According to the London School of Economics, the Chinese exports were only $10 billion in 1978, which was less than 1.0 per cent of global trade. But by 1985, the figure touched $25 billion, and about two decades later, China became the largest trading nation in the world by exporting goods worth $4.3 trillion.

As the economy flourished under the impact of pragmatic economic policies, the fortunes of hundreds of millions of Chinese people also underwent radical improvement. According to the World Bank, as many as 850 million Chinese citizens have been lifted out of poverty, and the country is well on course to eliminate absolute poverty by the year 2020. Side by side, educational rates have surged rapidly. It is estimated that 27 per cent of the Chinese workforce will have university education by the year 2030, which is at par with present-day Germany.

However, the benefits of rapid economic growth have not spread evenly among China's 1.40 billion-strong population. Consequently, exceedingly wealthy individuals and a rising middle class co-exist alongside poor rural communities and lowly skilled, ageing workforces. Inequality has therefore deepened in the country, mostly along the rural and urban divides. This has resulted in massive variances between different parts, segments and classes. According to the World Bank, the average annual income in China currently stands at about $10,000, which is about one-fourth of the average for advanced economies and one-sixth of the USA.
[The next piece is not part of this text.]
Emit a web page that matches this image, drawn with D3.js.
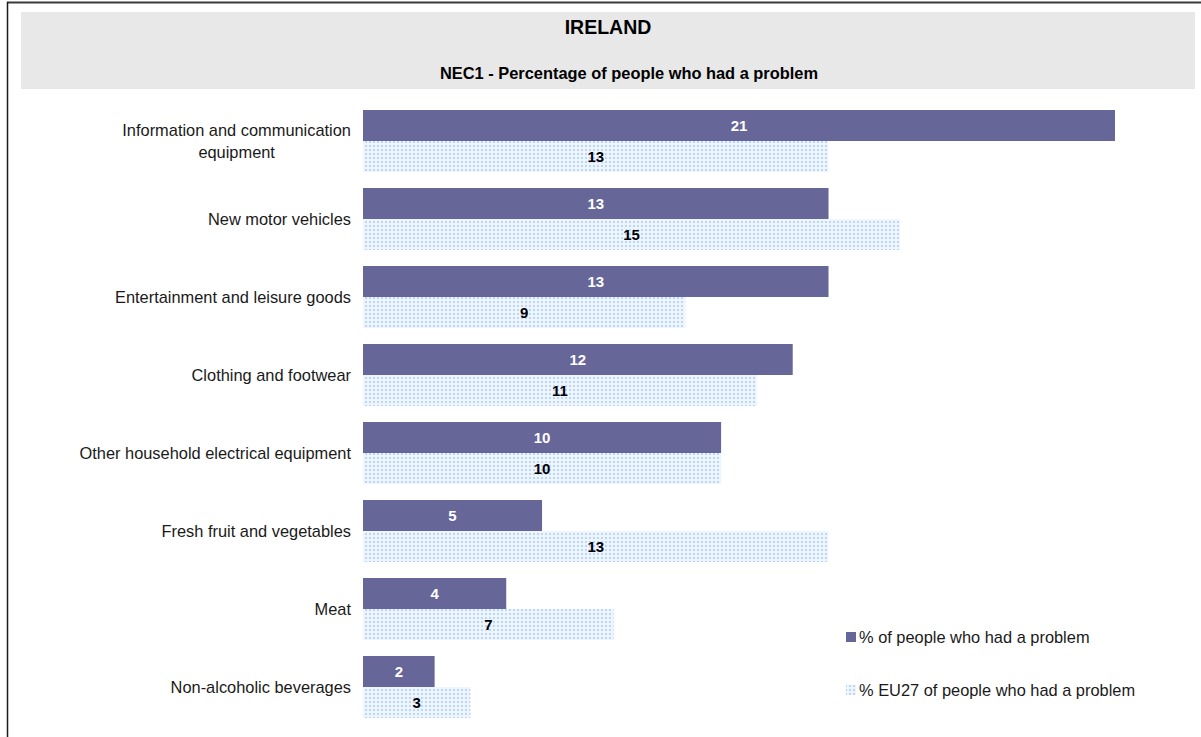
<!DOCTYPE html>
<html>
<head>
<meta charset="utf-8">
<script src="https://cdn.jsdelivr.net/npm/d3@7/dist/d3.min.js"></script>
<style>
  html, body { margin: 0; padding: 0; background: #fff; }
  svg { display: block; font-family: "Liberation Sans", Arial, sans-serif; }
</style>
</head>
<body>
<svg id="chart" width="1201" height="737"></svg>
<script>
// Product categories, top to bottom
const categories = [
  "Information and communication equipment",
  "New motor vehicles",
  "Entertainment and leisure goods",
  "Clothing and footwear",
  "Other household electrical equipment",
  "Fresh fruit and vegetables",
  "Meat",
  "Non-alcoholic beverages"
];
// % of people in Ireland who had a problem
const irelandValues = [21, 13, 13, 12, 10, 5, 4, 2];
// % across EU27 who had a problem
const eu27Values = [13, 15, 9, 11, 10, 13, 7, 3];
const seriesNames = [
  "% of people who had a problem",
  "% EU27 of people who had a problem"
];
const chartTitle = "IRELAND";
const chartSubtitle = "NEC1 - Percentage of people who had a problem";

const svg = d3.select("#chart");
const W = 1201, H = 737;

// Dotted fill used for the EU27 series
const defs = svg.append("defs");
const pat = defs.append("pattern")
  .attr("id", "dots")
  .attr("patternUnits", "userSpaceOnUse")
  .attr("width", 4).attr("height", 4);
pat.append("rect").attr("width", 4).attr("height", 4).attr("fill", "#eef5ff");
pat.append("rect").attr("x", 1).attr("y", 1).attr("width", 2).attr("height", 2).attr("fill", "#b9d7fa");

// Frame lines (top and left)
svg.append("line").attr("x1", 7).attr("x2", W).attr("y1", 2.5).attr("y2", 2.5)
  .attr("stroke", "#3a3a3a").attr("stroke-width", 2);
svg.append("line").attr("x1", 7.5).attr("x2", 7.5).attr("y1", 2).attr("y2", H)
  .attr("stroke", "#1a1a1a").attr("stroke-width", 1.5);

// Title block
svg.append("rect").attr("x", 21).attr("y", 12).attr("width", 1174).attr("height", 77)
  .attr("fill", "#e8e8e8");
svg.append("text").attr("x", 608).attr("y", 34)
  .attr("text-anchor", "middle").attr("font-size", 19.5).attr("font-weight", "bold")
  .attr("fill", "#000").text(chartTitle);
svg.append("text").attr("x", 629).attr("y", 79)
  .attr("text-anchor", "middle").attr("font-size", 16.4).attr("font-weight", "bold")
  .attr("fill", "#000").text(chartSubtitle);

// Scales
const x = d3.scaleLinear().domain([0, 21]).range([363, 1115]);
const y = d3.scaleBand().domain(categories).range([102, 726]).paddingInner(0.2051).paddingOuter(0.1026);
const barH = y.bandwidth() / 2;

const rows = categories.map((c, i) => ({ cat: c, ie: irelandValues[i], eu: eu27Values[i] }));

const g = svg.append("g");

// Ireland bars
g.selectAll("rect.ie").data(rows).join("rect")
  .attr("class", "ie")
  .attr("x", x(0)).attr("y", d => y(d.cat))
  .attr("width", d => x(d.ie) - x(0)).attr("height", barH)
  .attr("fill", "#666699");

// EU27 bars
g.selectAll("rect.eu").data(rows).join("rect")
  .attr("class", "eu")
  .attr("x", x(0)).attr("y", d => y(d.cat) + barH)
  .attr("width", d => x(d.eu) - x(0)).attr("height", barH)
  .attr("fill", "url(#dots)");

// Value labels
g.selectAll("text.ie").data(rows).join("text")
  .attr("class", "ie")
  .attr("x", d => (x(0) + x(d.ie)) / 2).attr("y", d => y(d.cat) + barH / 2)
  .attr("dy", "0.36em").attr("text-anchor", "middle")
  .attr("font-size", 15).attr("font-weight", "bold").attr("fill", "#fff")
  .text(d => d.ie);
g.selectAll("text.eu").data(rows).join("text")
  .attr("class", "eu")
  .attr("x", d => (x(0) + x(d.eu)) / 2).attr("y", d => y(d.cat) + barH * 1.5)
  .attr("dy", "0.36em").attr("text-anchor", "middle")
  .attr("font-size", 15).attr("font-weight", "bold").attr("fill", "#000")
  .text(d => d.eu);

// Category labels, wrapped to fit the left margin
const labelX = 351, maxLabelW = 290, lineH = 22, labelSize = 16.4;
rows.forEach(d => {
  const cy = y(d.cat) + y.bandwidth() / 2;
  const t = g.append("text").attr("text-anchor", "middle")
    .attr("font-size", labelSize).attr("fill", "#1a1a1a");
  const words = d.cat.split(" ");
  const lines = [];
  let cur = [];
  const probe = t.append("tspan");
  words.forEach(w => {
    const test = cur.concat([w]).join(" ");
    probe.text(test);
    if (probe.node().getComputedTextLength() > maxLabelW && cur.length) {
      lines.push(cur.join(" "));
      cur = [w];
    } else cur.push(w);
  });
  lines.push(cur.join(" "));
  probe.remove();
  // widest line sets the block so lines centre within it, right-aligned to the axis
  const widths = lines.map(l => { const s = t.append("tspan").text(l); const w = s.node().getComputedTextLength(); s.remove(); return w; });
  const blockW = d3.max(widths);
  const cx = labelX - blockW / 2;
  lines.forEach((l, i) => {
    t.append("tspan").attr("x", cx)
      .attr("y", cy + (i - (lines.length - 1) / 2) * lineH)
      .attr("dy", "0.35em").text(l);
  });
});

// Legend
const legend = svg.append("g");
const legendItems = [
  { name: seriesNames[0], fill: "#666699", y: 637 },
  { name: seriesNames[1], fill: "url(#dots)", y: 690 }
];
legendItems.forEach(it => {
  legend.append("rect").attr("x", 846).attr("y", it.y - 5).attr("width", 10).attr("height", 10)
    .attr("fill", it.fill);
  legend.append("text").attr("x", 859).attr("y", it.y).attr("dy", "0.35em")
    .attr("font-size", labelSize).attr("fill", "#1a1a1a").text(it.name);
});
</script>
</body>
</html>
China is currently moving through an era of slower growth after years of dependence on fast expanding exports cum manufactures as well as consumption-led growth. In the backdrop of softer global demands for its tradable commodities as well as trade-related hostilities spearheaded by the USA, the weight of demographic shifts and ageing population is also clouding her economic outlook in the short and medium terms.

However, even with a growth rate of around 6.0 per cent, China would still retain its position as the most powerful engine of global growth, as it would still have a share of 35 per cent global output. This, in turn, would be the biggest contribution by any single country and three times more contribution to global growth compared to that made by the USA.

China has also emerged as a global player in the international development arena through her 'Belt and Road Initiative' (BRI) during the present decade. Through a wave of funding for infrastructure development and investments across most continents of the world, China's nation-building and national development efforts have now assumed a cosmopolitan shape and global character. Revival of the medieval 'Silk Road' under the BRI now aims to connect almost half of the global population and one-fifth of the world GDP by establishing trade and investment linkages all over the globe. Developing countries like Bangladesh are most likely to benefit handsomely from this epoch-making Chinese initiative.

Dr. Helal Uddin Ahmed is a retired Additional Secretary and former Editor of Bangladesh Quarterly.